EDITORIAL: The Usual Suspects: Air service panel members have no choice but produce a workable MB airport plan

June 18, 2007
4 min read

Jun. 17--On Opinion Blog last week, one writer asked a timely question: Why are the "same old self-interested personalities" leading the new public-private effort to improve Myrtle Beach air service?

Some readers no doubt had the same reaction upon learning the identities of the folks serving on the ad hoc airport committee, which met for the first time last week. We believe that the committee members can get results. But the committee roster does invite skepticism.

Horry County Council Chairwoman Liz Gilland and Myrtle Beach Mayor John Rhodes pulled the committee together in the wake of the collapse this month of the county's terminal project at Myrtle Beach International Airport. Among the likely committee members are a host of "usual suspects": City Councilmen Phil Render and Mike Chestnut; County Councilmen Howard Barnard, Mike Ryan, Brent Schulz and Marion Foxworth; Brad Dean, president of the Myrtle Beach Area Chamber of Commerce; Bill McKown, chairman of the county's Airport Advisory Board; and Scott Brandon, president of Brandon Advertising.

These are good people all, but let's face it: With a few exceptions, they're the same people who have failed to pull together on behalf of improved air service in the past. The inadequacy of the airport as currently constituted is not a new problem.

So why are we hopeful that these "usual suspects" will produce an air-service plan that actually works?

Answer: The committee members know they must produce a workable plan.

The Myrtle Beach representatives allowed an appointive city board to derail the terminal project and did nothing to stop it. They know the onus is on them to come up with a suitable alternative for adding gates to the woefully inadequate east-side terminal, at reasonable cost -- and to make certain that said plan gets a city building permit.

The county people know that their own missteps in moving the terminal plan from concept to blueprints helped cause its rejection by the Myrtle Beach Community Appearance Board. They know that tourism leaders are right to worry that airport costs for airlines are too high, and that this inhibits their efforts to attract new flights to Myrtle Beach. They know that the new plan, which ultimately will be their responsibility, must transcend these problems.

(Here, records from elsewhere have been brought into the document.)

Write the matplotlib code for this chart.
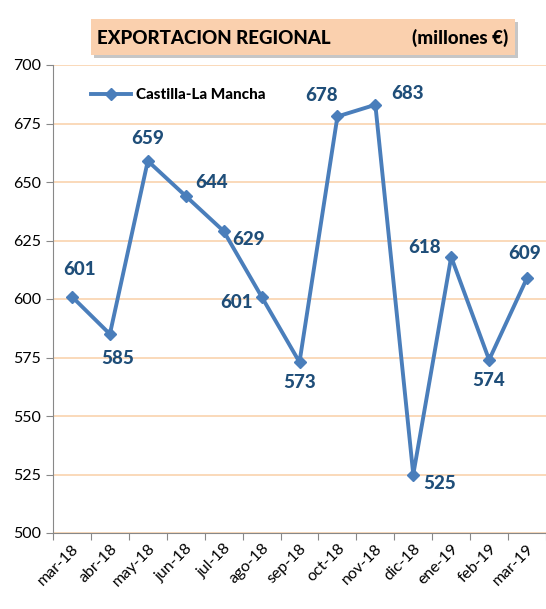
"""Exportacion regional Castilla-La Mancha, line chart."""
import matplotlib

matplotlib.use("Agg")
import matplotlib.pyplot as plt
from matplotlib.patches import FancyBboxPatch

months = ["mar-18", "abr-18", "may-18", "jun-18", "jul-18", "ago-18", "sep-18",
          "oct-18", "nov-18", "dic-18", "ene-19", "feb-19", "mar-19"]
exports = [601, 585, 659, 644, 629, 601, 573, 678, 683, 525, 618, 574, 609]
y_ticks = [500, 525, 550, 575, 600, 625, 650, 675, 700]

# label offsets in pixels (dx, dy) relative to each point
label_offsets = [(8, 27), (8, -24), (0, 22), (26, 14), (25, -8), (-25, -6),
                 (0, -20), (-16, 21), (32, 11), (26, -9), (-27, 9), (0, -21), (-2, 24)]

LINE_COLOR = "#4A7EBB"
LABEL_COLOR = "#1F4E79"
GRID_COLOR = "#F9D3AE"

plt.rcParams["font.family"] = ["Lato", "DejaVu Sans"]

fig = plt.figure(figsize=(5.46, 6.09), dpi=100)
ax = fig.add_axes([53 / 546, 1 - 533 / 609, 1 - 53 / 546, (533 - 65) / 609])

x = list(range(len(months)))
ax.plot(x, exports, color=LINE_COLOR, linewidth=2.8, marker="D", markersize=6,
        label="Castilla-La Mancha", zorder=3)

for xi, val, (dx, dy) in zip(x, exports, label_offsets):
    ax.annotate(str(val), (xi, val), xytext=(dx, dy), textcoords="offset pixels",
                ha="center", va="center", fontsize=13.5, fontweight="black",
                color=LABEL_COLOR)

ax.set_ylim(500, 700)
ax.set_yticks(y_ticks)
ax.set_xlim(-0.5, len(months) - 0.5)
ax.set_xticks([i - 0.5 for i in range(len(months) + 1)], labels=[])
ax.set_xticks(x, labels=months, minor=True)
ax.tick_params(axis="x", which="minor", length=0, pad=6)
ax.tick_params(axis="x", which="major", length=5, color="#888888")
ax.tick_params(axis="y", length=5, color="#888888", labelsize=11.5)
for lbl in ax.get_xticklabels(minor=True):
    lbl.set_rotation(45)
    lbl.set_ha("right")
    lbl.set_rotation_mode("anchor")
    lbl.set_fontsize(11.5)

ax.grid(axis="y", color=GRID_COLOR, linewidth=1.2)
ax.set_axisbelow(True)
for side in ("top", "right"):
    ax.spines[side].set_visible(False)
for side in ("left", "bottom"):
    ax.spines[side].set_color("#888888")

leg = ax.legend(loc="upper left", bbox_to_anchor=(0.05, 0.98), frameon=False,
                prop={"weight": "black", "size": 11}, handlelength=2.6,
                handletextpad=0.3)

# title box with shadow
shadow = FancyBboxPatch((94 / 546, 1 - 58 / 609), 424 / 546, 36 / 609,
                        boxstyle="square,pad=0", transform=fig.transFigure,
                        facecolor="#A0A0A0", edgecolor="none", alpha=0.6)
box = FancyBboxPatch((91 / 546, 1 - 55 / 609), 424 / 546, 36 / 609,
                     boxstyle="square,pad=0", transform=fig.transFigure,
                     facecolor="#FAD0AE", edgecolor="none")
fig.patches.extend([shadow, box])
fig.text(97 / 546, 1 - 38 / 609, "EXPORTACION REGIONAL", fontsize=13.5,
         fontweight="black", va="center", ha="left")
fig.text(508 / 546, 1 - 38 / 609, "(millones €)", fontsize=13.5,
         fontweight="black", va="center", ha="right")

fig.savefig("out.png", dpi=100)
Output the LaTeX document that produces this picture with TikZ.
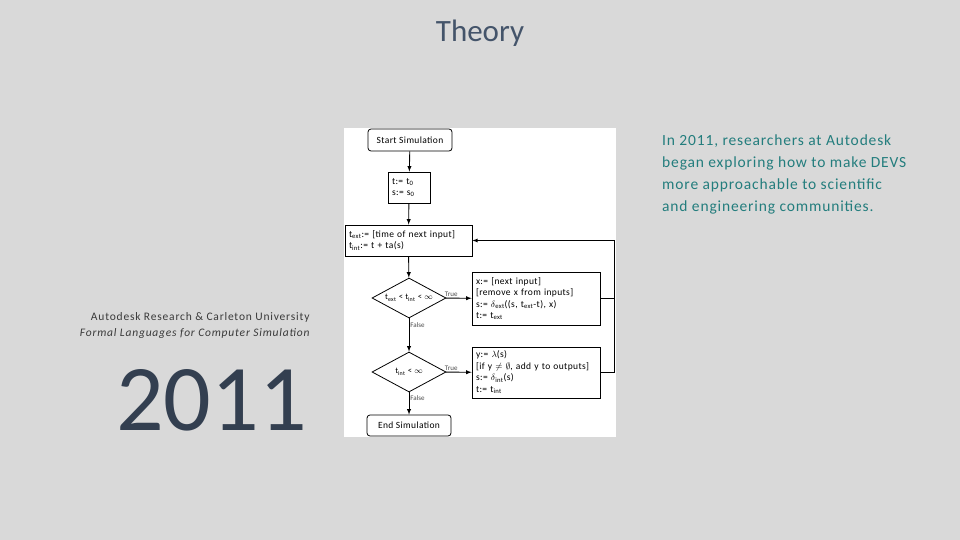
\documentclass[tikz,border=0pt]{standalone}
\usepackage{fontspec}
\setmainfont{Carlito}
\newfontfamily\spacedfont[LetterSpace=7]{Carlito}
\newfontfamily\notefont[LetterSpace=5.5]{Carlito}
\newfontfamily\chartfont[LetterSpace=4]{Carlito}
\usetikzlibrary{shapes.geometric}
\definecolor{slidebg}{HTML}{D9D9D9}
\definecolor{titleink}{HTML}{44546A}
\definecolor{yearink}{HTML}{333F50}
\definecolor{noteink}{HTML}{237D7D}
\definecolor{creditink}{HTML}{3A3A3A}
\begin{document}
\begin{tikzpicture}[x=1pt,y=-1pt,>=latex,
  flowbox/.style={draw,line width=0.8pt,fill=white,align=left,inner xsep=4pt,inner ysep=0pt,font=\chartfont\fontsize{9.5}{11.5}\selectfont},
  term/.style={draw,line width=0.8pt,fill=white,rounded corners=3pt,minimum width=84pt,minimum height=22pt,inner sep=0pt,font=\chartfont\fontsize{9.5}{11}\selectfont},
  decide/.style={diamond,draw,line width=0.8pt,fill=white,aspect=1.85,minimum width=74pt,minimum height=40pt,inner sep=0pt,font=\chartfont\fontsize{8.5}{10}\selectfont},
  flow/.style={->,line width=0.9pt},
  tag/.style={font=\fontsize{7}{8}\selectfont,text=black!70,inner sep=1pt}]
\fill[slidebg] (0,0) rectangle (960,540);
\node[font=\fontsize{31}{31}\selectfont,text=titleink] (title) at (480,33) {Theory};
% left side
\node[anchor=base east,font=\spacedfont\fontsize{11.5}{13}\selectfont,text=creditink] (lab) at (313,320) {Autodesk Research \& Carleton University};
\node[anchor=base east,font=\spacedfont\fontsize{11.5}{13}\selectfont\itshape,text=creditink] (book) at (313,336) {Formal Languages for Computer Simulation};
\node[anchor=base east,font=\fontsize{94}{94}\selectfont,text=yearink,inner sep=0pt] (year) at (307,430) {2011};
% right side
\node[anchor=north west,align=left,font=\notefont\fontsize{15.5}{22}\selectfont,text=noteink,inner sep=0pt] (note) at (662,135) {In 2011, researchers at Autodesk\\began exploring how to make DEVS\\more approachable to scientific\\and engineering communities.};
% flowchart
\fill[white] (344,128) rectangle (616,437);
\node[term] (start) at (410,140) {Start Simulation};
\node[flowbox,text width=34pt,minimum height=31pt] (init) at (409,187.5) {t:= t\textsubscript{0}\\s:= s\textsubscript{0}};
\node[flowbox,text width=119pt,minimum height=31pt] (sched) at (408.5,240.5) {t\textsubscript{ext}:= [time of next input]\\t\textsubscript{int}:= t + ta(s)};
\node[decide] (dext) at (409,298) {t\textsubscript{ext} < t\textsubscript{int} < $\infty$};
\node[flowbox,text width=120pt,minimum height=53pt] (ext) at (536,298.5) {x:= [next input]\\{[}remove x from inputs]\\s:= $\delta$\textsubscript{ext}((s, t\textsubscript{ext}-t), x)\\t:= t\textsubscript{ext}};
\node[decide] (dint) at (409,372) {t\textsubscript{int} < $\infty$};
\node[flowbox,text width=120pt,minimum height=51pt] (int) at (536,372.5) {y:= $\lambda$(s)\\{[}if y $\neq$ $\emptyset$, add y to outputs]\\s:= $\delta$\textsubscript{int}(s)\\t:= t\textsubscript{int}};
\node[term,minimum height=21pt] (end) at (409,425.5) {End Simulation};
\coordinate (loop) at ([xshift=14pt]ext.east);
\draw[flow] (start) -- (init);
\draw[flow] (init) -- (sched);
\draw[flow] (sched) -- (dext);
\draw[flow] (dext) -- node[tag,pos=0.2,above]{True} (ext);
\draw[flow] (dext) -- node[tag,pos=0.2,right]{False} (dint);
\draw[flow] (dint) -- node[tag,pos=0.2,above]{True} (int);
\draw[flow] (dint) -- node[tag,pos=0.25,right]{False} (end);
\draw[line width=0.8pt] (int.east) -| (loop);
\draw[flow,line width=0.8pt] (ext.east) -- (loop) |- (sched.east);
\end{tikzpicture}
\end{document}
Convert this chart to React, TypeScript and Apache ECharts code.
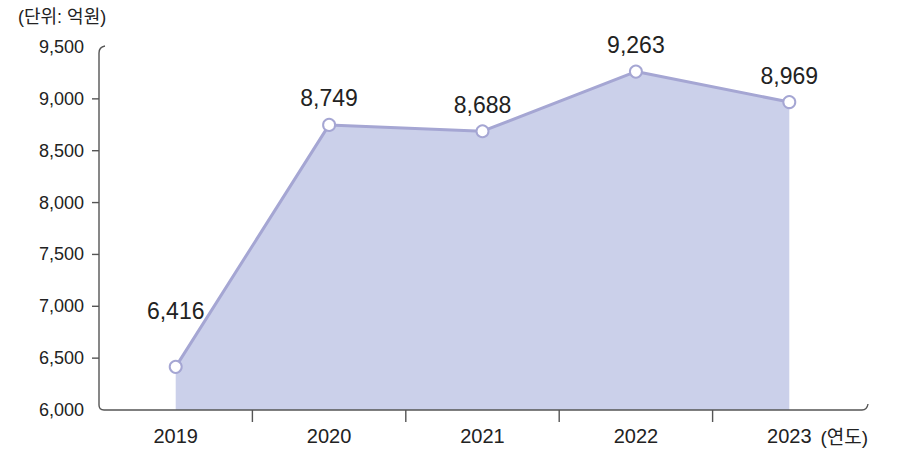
import React, { useEffect, useRef } from "react";
import * as echarts from "echarts";

const years = ["2019", "2020", "2021", "2022", "2023"];
const values = [6416, 8749, 8688, 9263, 8969];
const yMin = 6000;
const yMax = 9500;
const yStep = 500;
const innerYTicks = [6500, 7000, 7500, 8000, 8500, 9000];
const unitLabel = "(단위: 억원)";
const xUnitLabel = "(연도)";

const font = "'Liberation Sans', 'Noto Sans CJK KR', sans-serif";
const lineColor = "#a5a6d3";
const areaColor = "#cbd0ea";
const axisColor = "#555555";
const textColor = "#222222";

export default function App() {
  const ref = useRef<HTMLDivElement>(null);
  useEffect(() => {
    document.body.style.margin = "0";
    const chart = echarts.init(ref.current!, null, { renderer: "svg" });
    chart.setOption({
      animation: false,
      grid: { left: 99, right: 31, top: 47, bottom: 42 },
      xAxis: {
        type: "category",
        data: years,
        boundaryGap: true,
        axisLine: { show: false },
        axisTick: { show: false },
        axisLabel: { fontSize: 20, color: textColor, fontFamily: font, margin: 16 },
      },
      yAxis: {
        type: "value",
        min: yMin,
        max: yMax,
        interval: yStep,
        axisLine: { show: false },
        axisTick: { show: false },
        splitLine: { show: false },
        axisLabel: {
          fontSize: 18,
          color: textColor,
          margin: 15,
          fontFamily: font,
          formatter: (v: number) => v.toLocaleString("en-US"),
        },
      },
      series: [
        {
          type: "line",
          data: values.map((v, i) => (i === 0 ? { value: v, label: { offset: [0, -29] } } : v)),
          symbol: "circle",
          symbolSize: 12,
          z: 3,
          itemStyle: { color: "#ffffff", borderColor: lineColor, borderWidth: 2 },
          lineStyle: { color: lineColor, width: 3 },
          areaStyle: { color: areaColor, opacity: 1 },
          label: {
            show: true,
            position: "top",
            distance: 8,
            fontSize: 23,
            color: textColor,
            fontFamily: font,
            formatter: (p: any) => Number(p.value).toLocaleString("en-US"),
          },
        },
      ],
    });

    const c0 = chart.convertToPixel({ xAxisIndex: 0 }, years[0]) as number;
    const c1 = chart.convertToPixel({ xAxisIndex: 0 }, years[1]) as number;
    const bw = c1 - c0;
    const left = c0 - bw / 2;
    const right = (chart.convertToPixel({ xAxisIndex: 0 }, years[years.length - 1]) as number) + bw / 2;
    const top = chart.convertToPixel({ yAxisIndex: 0 }, yMax) as number;
    const bottom = chart.convertToPixel({ yAxisIndex: 0 }, yMin) as number;

    const d =
      `M ${left + 6} ${top - 1} Q ${left} ${top} ${left} ${top + 6} ` +
      `L ${left} ${bottom - 5} Q ${left} ${bottom} ${left + 5} ${bottom} ` +
      `L ${right - 4} ${bottom} Q ${right + 1} ${bottom} ${right + 2} ${bottom - 6}`;
    echarts.graphic.registerShape("frame", echarts.graphic.extendPath(d, {}));

    const elements: any[] = [
      {
        type: "frame",
        x: 0,
        y: 0,
        z: 10,
        style: { fill: "none", stroke: axisColor, lineWidth: 1.4 },
      },
      {
        type: "text",
        x: 18,
        y: 17,
        z: 10,
        style: {
          text: unitLabel,
          fontSize: 18,
          fontFamily: font,
          fill: textColor,
          textVerticalAlign: "middle",
        },
      },
      {
        type: "text",
        x: right + 2,
        y: bottom + 27,
        z: 10,
        style: {
          text: xUnitLabel,
          fontSize: 19,
          fontFamily: font,
          fill: textColor,
          textAlign: "right",
          textVerticalAlign: "middle",
        },
      },
    ];
    innerYTicks.forEach((t) => {
      const y = chart.convertToPixel({ yAxisIndex: 0 }, t) as number;
      elements.push({
        type: "line",
        z: 10,
        shape: { x1: left - 7, y1: y, x2: left, y2: y },
        style: { stroke: axisColor, lineWidth: 1.4 },
      });
    });
    years.slice(0, -1).forEach((yr) => {
      const x = (chart.convertToPixel({ xAxisIndex: 0 }, yr) as number) + bw / 2;
      elements.push({
        type: "line",
        z: 10,
        shape: { x1: x, y1: bottom, x2: x, y2: bottom + 12 },
        style: { stroke: axisColor, lineWidth: 1.4 },
      });
    });
    chart.setOption({ graphic: { elements } });

    return () => chart.dispose();
  }, []);
  return <div ref={ref} style={{ width: 897, height: 452 }} />;
}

Tourism establishment leaders, whom Dean represents, know the onus is on them to show how the county might reduce costs for airlines and still generate airline fee revenue sufficient to financing a new terminal-expansion project. They know they need to come up with a private marketing plan for the airport that helps the county ink new-flight deals with airlines willing to provide direct service to distant cities.

Our only concern about the ad hoc committee is that it needs more "usual suspects" from the private side. Why no representation from Myrtle Beach Golf Holiday and the Myrtle Beach Area Hospitality Association? Why not include some top hoteliers, golf group executives and development executives in the group? To exclude these good people is to risk losing their buy-in to any air-service plan the committee develops.

If Gilland and Rhodes fail to expand the private side of the panel, they could undermine their own good work. If they do, their chances of success will be all but guaranteed.